Lock Screen Widgets and Other Updates
The iOS 17 Lock Screen is also gaining interactivity with Lock Screen widgets, interactive Live Activities, and the new StandBy mode. Before we get to those, let’s cover some customization updates.
Lock Screen Customization Updates
In the Astronomy section of wallpapers, in addition to Earth and Moon, you can now select wallpapers for seven different planets:
These have the same zoom-in effect as the Earth and Moon ones from last year when you unlock your iPhone, and I like them a lot.
There is a new category of Kaleidoscope wallpapers that, as you can imagine, are inspired by the patterns and imagery created by a kaleidoscope. There are several types of Kaleidoscope wallpapers to choose from with different colors and patterns based on flowers and jewels. Oddly enough, you can’t pick your own photo to turn it into a kaleidoscope version.

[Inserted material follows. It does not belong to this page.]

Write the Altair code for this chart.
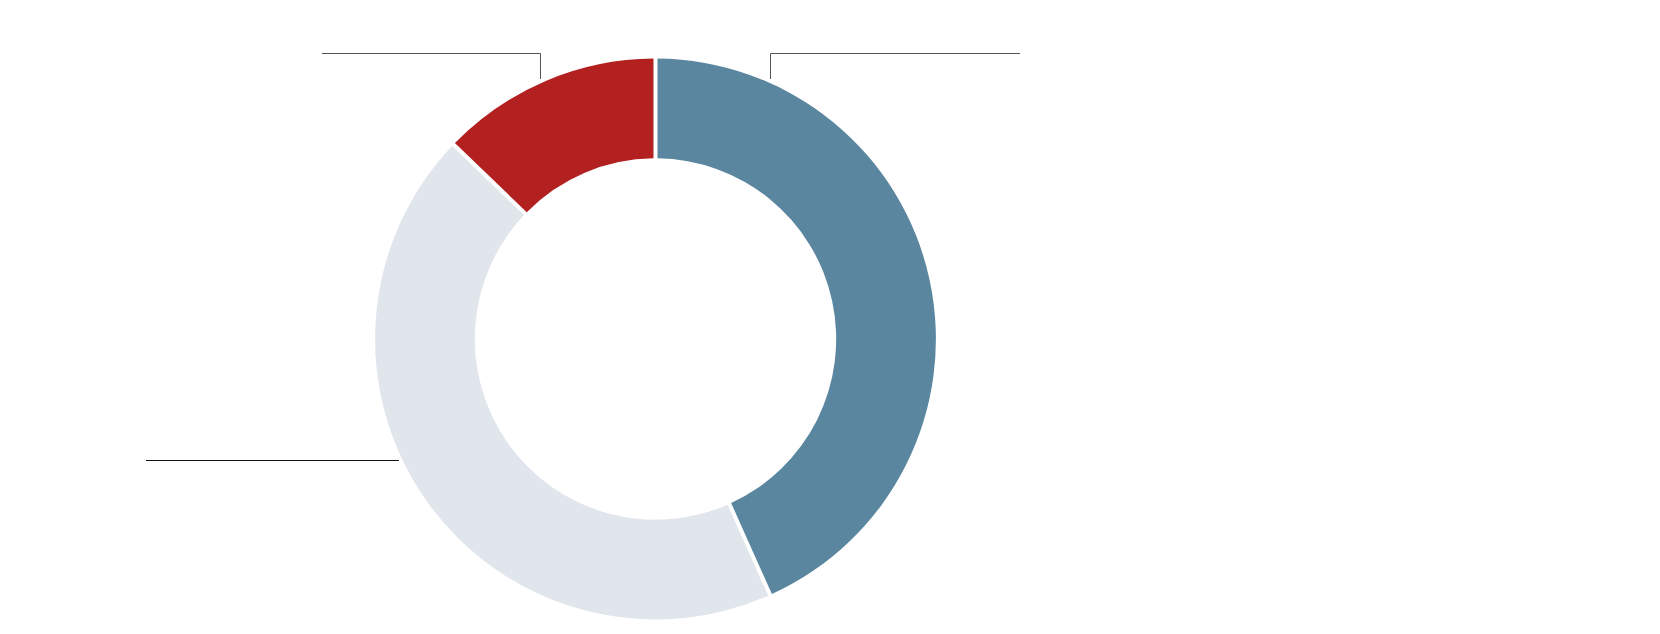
import altair as alt
import pandas as pd

# Slice data (share of the whole)
categories = ["A", "B", "C"]
values = [43.3, 43.9, 12.8]
slice_order = [0, 1, 2]
slice_colors = ["#5a869f", "#e1e5ec", "#b22020"]

# Leader-line annotations, in pixels relative to the donut centre (y up)
line_ids = ["C", "C", "C", "A", "A", "A", "B", "B"]
line_x = [-333.5, -115.0, -115.0, 115.0, 115.0, 364.5, -509.5, -256.5]
line_y = [285.5, 285.5, 260.0, 260.0, 285.5, 285.5, -121.5, -121.5]
line_seq = [0, 1, 2, 0, 1, 2, 0, 1]
line_ids_all = ["A", "B", "C"]
line_colors = ["#555555", "#111111", "#555555"]

W, H = 1644, 618
CX, CY = 647.5, 331.0
R_OUT, R_IN = 280.4, 180.7

slices = pd.DataFrame({"cat": categories, "value": values, "ord": slice_order})
lines = pd.DataFrame({"id": line_ids, "x": line_x, "y": line_y, "seq": line_seq})

donut = alt.Chart(slices).mark_arc(
    innerRadius=R_IN, outerRadius=R_OUT, padAngle=0.012
).encode(
    theta=alt.Theta("value:Q", stack=True),
    color=alt.Color("cat:N", scale=alt.Scale(domain=categories, range=slice_colors), legend=None),
    order=alt.Order("ord:Q"),
    x=alt.value(CX),
    y=alt.value(CY),
)

leaders = alt.Chart(lines).mark_line(strokeWidth=1).encode(
    x=alt.X("x:Q", scale=alt.Scale(domain=[-CX, W - CX], nice=False, zero=False), axis=None),
    y=alt.Y("y:Q", scale=alt.Scale(domain=[-(H - CY), CY], nice=False, zero=False), axis=None),
    detail="id:N",
    order=alt.Order("seq:Q"),
    stroke=alt.Stroke("id:N", scale=alt.Scale(domain=line_ids_all, range=line_colors), legend=None),
)

chart = alt.layer(donut, leaders).resolve_scale(color="independent").properties(
    width=W, height=H, padding=0, autosize=alt.AutoSizeParams(type="none")
).configure_view(stroke=None)

chart.save("out.html", embed_options={"renderer": "svg", "actions": False})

The animations of the Kaleidoscope wallpapers are lovely: when you unlock your iPhone or open Notification Center, the pattern in the wallpaper moves and it’s quite mesmerizing to watch. As a kid, I always thought that Kaleidoscope shapes and Rorschach tests were the same thing, and a few years ago I discovered they’re not. I’m not sure why I’m sharing this information, but suffice to say, I find these Kaleidoscope wallpapers a bit too much for my taste.
My favorite new type of Lock Screen wallpaper in iOS 17 is the Live Photo one. Reminiscent of the old dynamic wallpapers that Apple never truly updated, these wallpapers use the motion effect of Live Photos to create a beautiful, animated Lock Screen every time you pick up your device. Available in the new ‘Live Photo’ category of the wallpaper gallery (as well as the dedicated section of the updated photo picker for iOS 17), Live Photo wallpapers play the animation contained inside a photo at a lower speed; this yields a great-looking, cinematic effect when used as the Lock Screen’s backdrop – like a slow-motion memory.
In my opinion, pictures of dogs and beaches work exceptionally well as Live Photo wallpapers4, and I may consider going with one of these as my main look for a while now that iOS 17 is out.
Lastly, rather than adding more font options for the system clock, Apple added a slider to customize the font’s weight. As a result, the font panel has gone from 8 options down to 6, but you have much greater freedom in terms of getting the clock’s appearance just right with the weight you prefer.
Alas, it’s still not possible to customize the date’s font or to swap the camera and flashlight buttons at the bottom of the Lock Screen for something else. Likewise, we’re still limited to only one row of widgets underneath the clock, which – as I said last year – I don’t think is enough.
Interactive Lock Screen Widgets and Live Activities
Just like their Home Screen counterparts, Lock Screen widgets have also gained support for inline interactions, as did Live Activities. The concept is the same, but in a smaller form factor. Small Lock Screen widgets (the circular ones) can have one touch target that performs an action in the background without launching an app; the rectangular ones can have multiple buttons. Similarly, interactive Live Activities can embed multiple buttons for inline interactions.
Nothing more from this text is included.